When Leonardo Kim took his first accounting class while pursuing his online MBA through Kelley Direct, it’s safe to say he never envisioned himself working as an auditor for the Indiana Department of Revenue.
“I hated it,” said Kim.
But time and experience have funny ways of shaping a person’s perspective. And for Kim, who is now pursuing a Master of Science in Accounting (MSA) at the Kelley School of Business in Indianapolis, accounting has become the gateway to a rewarding career with unlimited potential.
“I had a stereotype in my head that accountants were just bookkeepers,” he said. “I thought CEO and COO titles were only for people who had finance degrees. I was wrong. The MSA program has helped me really understand what accounting means and the true potential I can achieve in an accounting career.”
Kim’s journey into life as a government auditor was anything but ordinary.

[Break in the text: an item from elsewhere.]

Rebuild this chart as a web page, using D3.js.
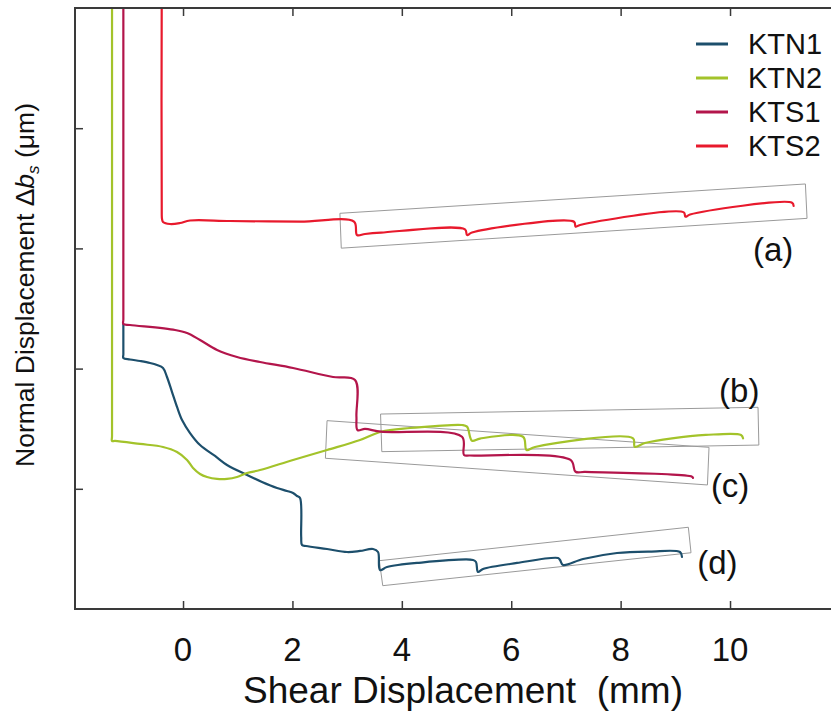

After graduating with a degree in violin performance and composition with a minor in piano from Indiana University’s Jacobs School of Music, Kim started his career as a general manager with McDonald's. He had worked part-time for the fast-food chain while in college, and upon completing the company's management training program in Oak Brook, Ill., Kim looked forward to working his way up through the organization.
But the musician-turned-manager wasn't satisfied with the direction his young career was taking. The McDonald's management development system was too restricted in its focus, and Kim didn't like that the business knowledge he was gaining seemed limited to the practices of the fast-food giant.
“I thought it was a very narrow view of the world of business,” said Kim, who quit his job and began the Kelley Direct program. “Even though I had experience as a manager and gained many strong managerial skills while at McDonald's, I still felt like I lacked basic business knowledge.”
“As a leader in your profession, you have to be well-rounded. I always wanted to get an MBA to help fill the void of not having a strong business education, and Kelley was on the top of my list.”
After zipping through the Kelley Direct program in just 20 months, Kim again found himself working for a global giant in the services industry. This time it was Starbucks. And, as before, he found himself unfulfilled in his career.
“I had laid out a 2- to 3-year career path with my Starbucks recruiters, but after two years things were not moving as quickly as I would like," he said. "I did a lot of soul searching, and a friend told me to look into accounting. Once I did, I found what I wanted to do in business.”
In the fall of 2013, barely two years after finishing his MBA., Kim was preparing to enter his second master’s program at Kelley. But his aspirations to attend the Indianapolis MSA program full-time – students can complete the program on a full-time or part-time basis – unexpectedly changed after a meeting with a Kelley Indianapolis Career Services advisor.
With his mind now focused on a career in accounting, Kim visited the KICS office to get help changing his résumé and cover letter to better appeal to accounting recruiters. While there, he was encouraged to apply for two accounting internships that had just posted – one with Rolls Royce, the other with the state. With no significant background in accounting, Kim thought both opportunities were long shots.
"But my advisor told me that I had a strong résumé and that recruiters will be looking for transferable skills," he said.
Kim’s interview at the state Department of Revenue resulted in a full-time internship as an individual tax analyst. Two months later, he was offered a full-time job and began his new career in June.
“With my MBA in hand, some of my friends told me to just study hard for the CPA,” Kim said. “But I know the Kelley MSA will prepare me for my career beyond the CPA exam. There are a lot of places that offer accounting degrees – undergraduate and graduate – but they’re not the same.”
“This is the best thing I've ever done. I've probably never been so happy in a career.”